Back in Milan, Orazio, forgotten by the Spanish governors and having no alternative but to feed his three children, took up a career of forger of letters and schedules. His talents brought him to Savoie in 1564: he went to the General tax collector of the Empire and introduced himself as the “Count of Pompei” and, with a fake imperial edict, asked for six thousand gold crowns for the sake of a secret mission in the service of the Emperor. Unmasked by the Cardinal of Granvelle, who perused the letter so carefully that he noticed that it was a fake, Orazio would have answered: “So if, as His Excellency puts it, it is a fake, pray deliver it to His Imperial Majesty, who will exchange it for a valid one.”

Finally confounded by the Cardinal, Orazio confessed his previous frauds, and the Minister and the Milanese magistrates were rapidly acquainted to the fact. On Granvelle's advice, Orazio was kept in prison so that they could use his skills as a forger. Escaped or simply relaxed in 1570, he reappeared in 1571 under the name of “Celio”, and he entered Grand Duke Francesco de' Medici's service officially as his secretary. In actual fact, Francesco de' Medici used his many talents: in addition to his skills as a forger, Orazio / Celio organised original sumptuous parties for the Grand Duke's mistress, Bianca Cappello. In 1576, he had to flee from Florence to Venice  further to a new forgery. Back in his native city, he proposed the Doge and the Council of Ten to take advantage of his talents as a forger, putting forward the benefits of this practice, apparently in vain.

Paintings: Francesco de' Medici and Bianca Cappello


He eventually changed occupations and became the editor of an unachieved manuscript of Jerusalem Delivered by Torquato Tasso: he had got a copy in Florence by the Grand Duke and he supplied the first edition in 1580 with Gofredo as a title, obviously without the agreement of Tasso, who eventually hated him indefinitely. The following year was published an “allowed” full edition of the twenty songs and Celio republished the work with the six missing songs. An edition followed by two other publications in 1582 and 1583, still with the title given by Malaspina, were bestsellers.

Torquato Tasso


Confirmed in his Venetian literary career, “Celio Malespini” published in 1591 a translation of Garden of Peculiar Flowers by the Spanish learned author Antonio Torquemada, an heterogeneous encyclopaedic sum of philosophical, theological and geographical knowledges, with a marked priority to teratology: for instance, one could read about a two-headed-man, one coming out of his stomach, which was shown as a retribution.
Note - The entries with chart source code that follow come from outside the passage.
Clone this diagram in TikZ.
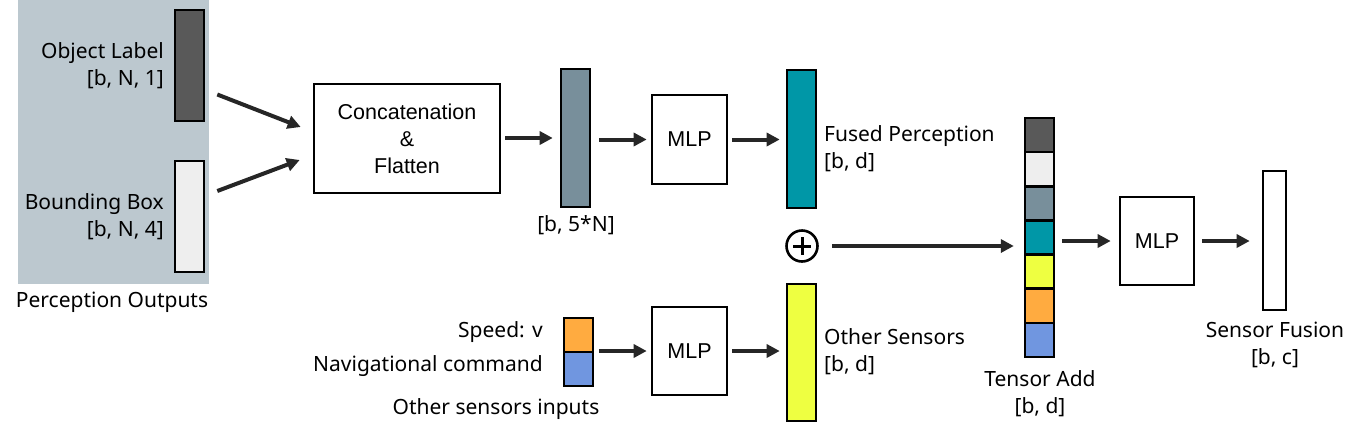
\documentclass[tikz,border=0pt]{standalone}
\usepackage{fontspec}
\setmainfont{Noto Sans}
\newfontfamily\arialf{Liberation Sans}
\usetikzlibrary{arrows.meta,calc}
\definecolor{bgc}{RGB}{188,200,207}
\definecolor{dgray}{RGB}{89,89,89}
\definecolor{lgray}{RGB}{238,238,238}
\definecolor{slate}{RGB}{120,143,155}
\definecolor{teal2}{RGB}{0,151,167}
\definecolor{yel}{RGB}{238,255,65}
\definecolor{orng}{RGB}{255,171,64}
\definecolor{blu}{RGB}{112,150,224}
\definecolor{ink}{RGB}{38,38,38}
\begin{document}
\begin{tikzpicture}[x=1pt,y=-1pt,
  lbl/.style={font=\fontsize{21}{27}\selectfont, inner sep=0pt},
  boxtxt/.style={font=\arialf\fontsize{21.5}{27}\selectfont},
  bar/.style={draw=black, line width=2.6pt, inner sep=0pt},
  blk/.style={draw=black, line width=2.6pt, inner sep=0pt, fill=white, boxtxt, align=center},
  arr/.style={draw=ink, line width=4pt, -{Triangle[length=13pt,width=13pt]}}
]
\useasboundingbox (0,0) rectangle (1360,437);
% perception outputs background
\node[fill=bgc, inner sep=0pt, minimum width=191pt, minimum height=284pt] (po) at (113.5,142) {};
\node[bar, fill=dgray, minimum width=29pt, minimum height=111pt] (ol) at (189.5,65.5) {};
\node[bar, fill=lgray, minimum width=29pt, minimum height=111pt] (bb) at (189.5,216.5) {};
\node[lbl, anchor=east, align=right] (oltxt) at (164,66) {Object Label\\{}[b, N, 1]};
\node[lbl, anchor=east, align=right] (bbtxt) at (164,216.5) {Bounding Box\\{}[b, N, 4]};
\node[lbl] (potxt) at (112,302.5) {Perception Outputs};
% concat
\node[blk, minimum width=186pt, minimum height=109pt] (cat) at (407,138.5) {Concatenation\\\&\\Flatten};
\draw[arr] ($(ol.east)+(12,29)$) -- ($(cat.west)+(-12,-11.5)$);
\draw[arr] ($(bb.east)+(12,-25.5)$) -- ($(cat.west)+(-13,21.5)$);
% flattened
\node[bar, fill=slate, minimum width=29pt, minimum height=138pt] (fl) at (575.5,138) {};
\node[lbl] (fltxt) at (576,225.5) {[b, 5*N]};
\draw[arr, shorten <=4pt, shorten >=7pt] (cat.east |- fl) -- (fl.west);
% MLP 1
\node[blk, minimum width=75pt, minimum height=89pt] (mlp1) at (689.5,139.5) {MLP};
\draw[arr, shorten <=8pt, shorten >=4pt] (fl.east |- mlp1) -- (mlp1.west);
% fused
\node[bar, fill=teal2, minimum width=29pt, minimum height=138pt] (fp) at (801.5,139) {};
\node[lbl, anchor=west, align=left] (fptxt) at (824,148.5) {Fused Perception\\{}[b, d]};
\draw[arr, shorten <=4pt, shorten >=6pt] (mlp1.east) -- (fp.west |- mlp1);
% plus
\node[circle, draw=black, line width=2.6pt, minimum size=31pt, inner sep=0pt] (plus) at (802,246) {};
\draw[line width=3pt] ($(plus.center)+(-9,0)$) -- ($(plus.center)+(9,0)$);
\draw[line width=3pt] ($(plus.center)+(0,-9)$) -- ($(plus.center)+(0,9)$);
% other sensors inputs
\node[bar, fill=orng, minimum width=29pt, minimum height=34pt] (spd) at (578.5,335) {};
\node[bar, fill=blu, minimum width=29pt, minimum height=34pt] (nav) at (578.5,369) {};
\node[lbl, anchor=east] (spdtxt) at (543,332.5) {Speed: v};
\node[lbl, anchor=east] (navtxt) at (543,366.5) {Navigational command};
\node[lbl] (ositxt) at (496,409.5) {Other sensors inputs};
% MLP 2
\node[blk, minimum width=75pt, minimum height=88pt] (mlp2) at (689.5,351) {MLP};
\draw[arr, shorten <=5pt, shorten >=4pt] (nav.east |- mlp2) -- (mlp2.west);
% other sensors
\node[bar, fill=yel, minimum width=29pt, minimum height=137pt] (os) at (801.5,352.5) {};
\node[lbl, anchor=west, align=left] (ostxt) at (824,351.5) {Other Sensors\\{}[b, d]};
\draw[arr, shorten <=4pt, shorten >=6pt] (mlp2.east) -- (os.west |- mlp2);
% tensor add column
\node[inner sep=0pt, minimum width=29pt, minimum height=239pt] (ta) at (1039.5,237.5) {};
\foreach \c [count=\i] in {dgray,lgray,slate,teal2,yel,orng,blu}{
  \node[bar, fill=\c, minimum width=29pt, minimum height=34.14pt] (ta\i) at (1039.5,{118+34.14*(\i-0.5)}) {};
}
\node[lbl, align=center] (tatxt) at (1040,393.5) {Tensor Add\\{}[b, d]};
\draw[arr, shorten <=13pt, shorten >=11pt] (plus.east) -- (plus.east -| ta.west);
% MLP 3
\node[blk, minimum width=74pt, minimum height=88pt] (mlp3) at (1157,241) {MLP};
\draw[arr, shorten <=8pt, shorten >=8pt] (ta.east |- mlp3) -- (mlp3.west);
% sensor fusion
\node[bar, fill=white, minimum width=23pt, minimum height=139pt] (sf) at (1274.5,240.5) {};
\node[lbl, align=center] (sftxt) at (1275,344.5) {Sensor Fusion\\{}[b, c]};
\draw[arr, shorten <=7pt, shorten >=12pt] (mlp3.east) -- (sf.west |- mlp3);
\end{tikzpicture}
\end{document}
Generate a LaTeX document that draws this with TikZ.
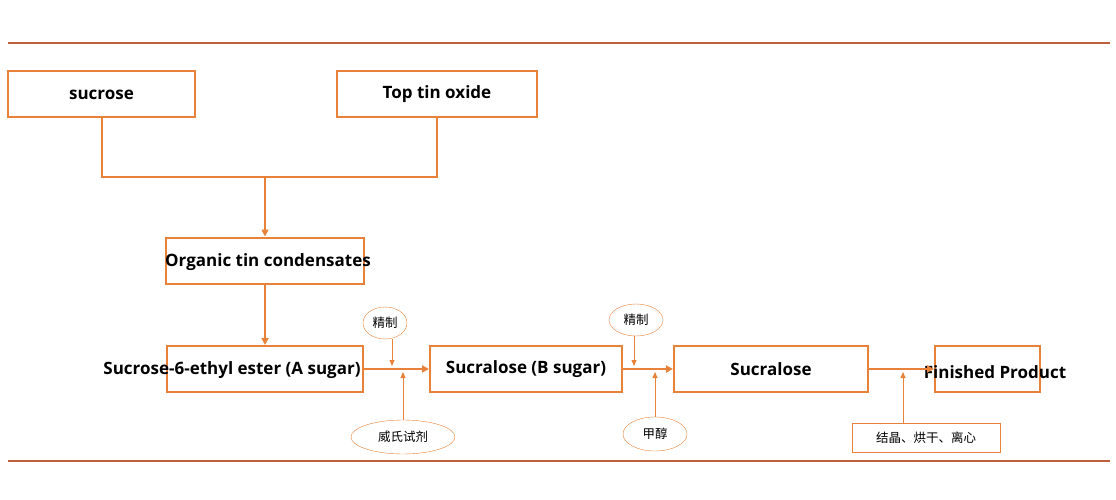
\documentclass[tikz,border=0pt]{standalone}
\usepackage{fontspec}
\setmainfont{Open Sans}
\newfontfamily\cjk{Noto Sans CJK SC}
\usetikzlibrary{arrows.meta,shapes.geometric}
\definecolor{flowline}{HTML}{E8823A}
\definecolor{rulecol}{HTML}{C0603A}
\tikzset{
  stepbox/.style={draw=flowline,line width=2pt,minimum height=46pt,inner sep=0pt},
  steplabel/.style={font=\bfseries\fontsize{17}{20}\selectfont},
  oval/.style={draw=flowline,ellipse,inner sep=0pt,font=\cjk\fontsize{12.5}{14}\selectfont},
  flow/.style={flowline,line width=2pt,-{Triangle[length=7pt,width=7pt]}},
  feed/.style={flowline,line width=0.8pt,-{Triangle[length=6pt,width=5pt]}}
}
\begin{document}
\begin{tikzpicture}[x=1pt,y=-1pt]
  \useasboundingbox (0,0) rectangle (1116,500);
  % Rules
  \draw[rulecol,line width=1.2pt] (8,43) -- (1110,43);
  \draw[rulecol,line width=1.2pt] (8,461) -- (1110,461);

  % Boxes
  \node[stepbox,minimum width=187pt] (sucrose) at (101.5,94.5) {};
  \node[steplabel] at (sucrose) {sucrose};
  \node[stepbox,minimum width=200pt] (oxide) at (437,94.5) {};
  \node[steplabel] at (oxide) {Top tin oxide};
  \node[stepbox,minimum width=198pt] (organic) at (265,260.5) {};
  \node[steplabel] at (268,262) {Organic tin condensates};
  \node[stepbox,minimum width=196pt] (asugar) at (265,369) {};
  \node[steplabel] at (232,370) {Sucrose-6-ethyl ester (A sugar)};
  \node[stepbox,minimum width=192pt] (bsugar) at (526,369) {};
  \node[steplabel] at (bsugar) {Sucralose (B sugar)};
  \node[stepbox,minimum width=194pt] (sucralose) at (771,369) {};
  \node[steplabel] at (sucralose) {Sucralose};
  \node[stepbox,minimum width=105pt] (product) at (987.5,369) {};
  \node[steplabel] at (995,372) {Finished Product};

  % Side inputs
  \node[oval,minimum width=44pt,minimum height=32pt] (refineA) at (385,323) {精制};
  \node[oval,minimum width=104pt,minimum height=34pt] (wittig) at (403,437) {威氏试剂};
  \node[oval,minimum width=54pt,minimum height=32pt] (refineB) at (636,320) {精制};
  \node[oval,minimum width=64pt,minimum height=34pt] (methanol) at (655,434) {甲醇};
  \node[draw=flowline,line width=0.8pt,minimum width=148pt,minimum height=29pt,
        font=\cjk\fontsize{12.5}{14}\selectfont] (dry) at (926,437.5) {结晶、烘干、离心};

  % Connectors
  \coordinate (join) at (265,177);
  \draw[flowline,line width=2pt] (sucrose.south) |- (join) -| (oxide.south);
  \draw[flow] (join) -- (organic.north);
  \draw[flow] (organic.south) -- (asugar.north);
  \draw[flow] (asugar) -- (bsugar);
  \draw[flow] (bsugar) -- (sucralose);
  \draw[flow] (sucralose) -- (product);

  \coordinate (inA) at (392,366);
  \coordinate (inW) at (403,372);
  \coordinate (inB) at (634,366);
  \coordinate (inM) at (655,372);
  \coordinate (inD) at (903,372);
  \draw[feed] (refineA.south -| inA) -- (inA);
  \draw[feed] (wittig.north) -- (inW);
  \draw[feed] (refineB.south -| inB) -- (inB);
  \draw[feed] (methanol.north) -- (inM);
  \draw[feed] (dry.north -| inD) -- (inD);
\end{tikzpicture}
\end{document}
In 1591, Orazio / Celio worked for the Duke of Mantua, Vincenzo Gonzaga. Probably backed up or even commissioned by the Spanish, our Malaspina brought the Duke to demand from the Emperor Ferdinand I the succession of the Grand Duke of Tuscany, who died poisoned in 1587. He was assisted in this task by Fra Maranta, a Dominican who had served Francesco de' Medici as an alchemist, a necromancer and a “Kabbalah master” and had to flee from Florence after forging Bianca Cappello's will.

Painting: Vincenzo Gonzaga, Duke of Mantua


The plan failed and Orazio, fallen progressively into disgrace, sank progressively into poverty. In 1609, he published a collection of short stories, Two Hundred Short Stories (Ducento Novelle), extracted from different sources, principally Spanish and French (Les Cent Nouvelles, work from the XVth century), where he vividly mixed up his personal memories: the court life in ducal Florence, Venice hit by the plague of 1576 and the many Gambling companies and gallant academies which flourished in Italy at that time... The work was a bestseller in Europe and was repeatedly imitated. A long time later, a one-act-Dutch operetta, “A Rat in the Mousetrap” (“Eene Rat in de Val”), was an illustration of this impact: a young lady (Felicita), promised to a student (Edward) against her will, found the solution to her problem by using a trick found in “a tale by the mischievous Celio Malespini” to get rid of the undesirable.

Orazio “Celio” Malaspina did not have the opportunity to enjoy the success met by his novel: he died only a few months after its publication. Yet this versatile adventurer, a symbol of the spirit of his century, put his stamp on Italian literature in several aspects and he remains one of the most endearing characters of the noble family.